How can a bank clarify this situation? How can it separate itself from Equifax even though it will almost certainly find itself using the service again in the future? Proactive education is key. Only by providing honest, helpful information as quickly as possible can a bank assure its customers that it was not part of the breach. It’s not about blame, it’s simply about information.
While this may seem like public relations 101, I’m always surprised at how many bankers choose to ignore situations like this, hoping they resolve themselves. You need to ask yourself if that’s what you really want. Sure, the crisis may pass without any significant impact on your business, but do you feel safe relying on outside sources to inform and reassure your customers? Wouldn’t you rather that your customers saw you as their primary source of information about their finances?
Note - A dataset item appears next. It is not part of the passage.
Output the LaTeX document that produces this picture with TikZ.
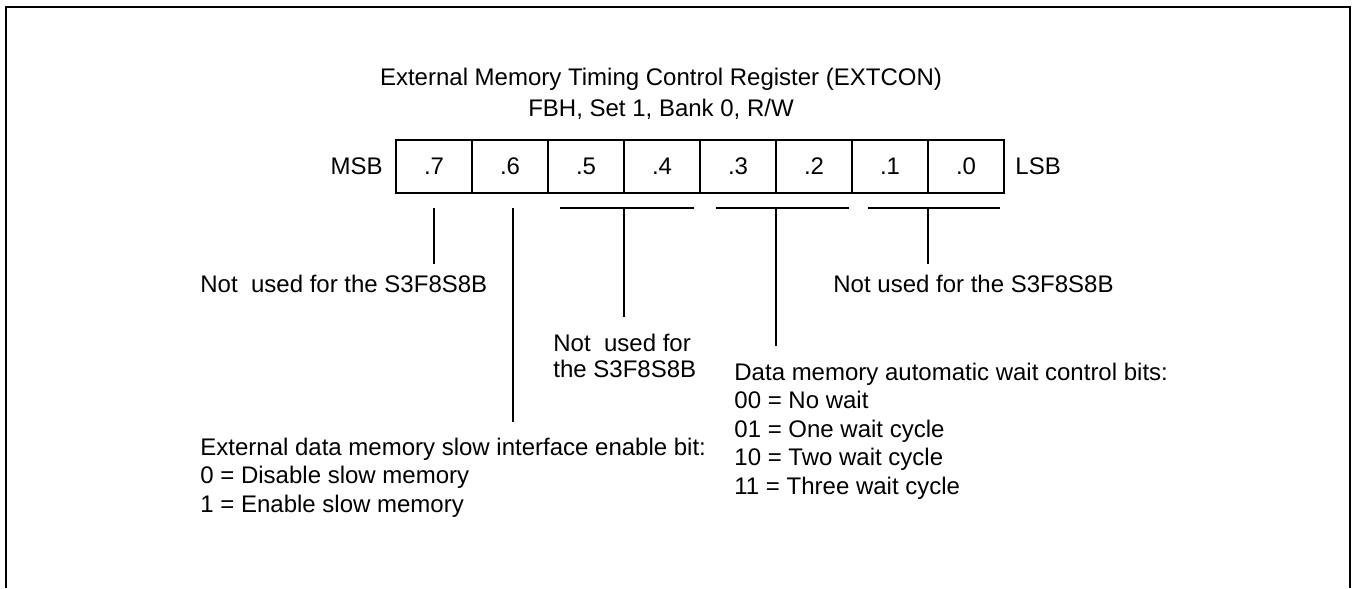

Here’s how you can make that happen:
(1) Address the issue on your website. You don’t need to have all of the answers, but a page with some information and some well-researched links can go a long ways toward covering the bases. The FTC has great information here, for example, as do the consumer credit reporting agencies themselves. Best of all, this page allows you to reassure customers that it was not your data that was breached.
(2) Address the issue on social media. This is a fast way to send people to your website to learn more. Don’t try to explain everything in a Facebook post or a Tweet, simply acknowledge that there has been an issue and that they should click on the link (to the web page explained above) to learn more. If you don’t already use social media, this is a good example of how it can be useful. Having a web page is essential, but nobody will know about it unless they go to your website (something that current customers normally don’t do on a regular basis). Using social media to tell them about that web page is fast and inexpensive.
(3) Embrace the role of the expert. This one might surprise you, but if every challenge is an opportunity in disguise, then why should a data breach at Equifax be any different? I’m not saying that you should rejoice in their misfortune. Just the opposite. I’m saying that you should work with your customers so that they understand the circumstances of the breach, the real-life ramifications of the hack and – most importantly – the most prudent ways to mitigate the possibility of harm to their credit. By doing a good job of providing valuable information, you can solidify your place in their mind as the first place to go for valuable information – at least regarding credit and finances. Isn’t that the Holy Grail of bank branding?
While you should never seem to take responsibility for a problem like the Equifax breach, I also don’t think you should shy away from it. Your customers count on you. Reassure them that your bank is proactive, knowledgeable and trustworthy. With the correct technique, you can harness the riptide surrounding the Equifax tsunami and turn it into a positive force for your bank’s brand.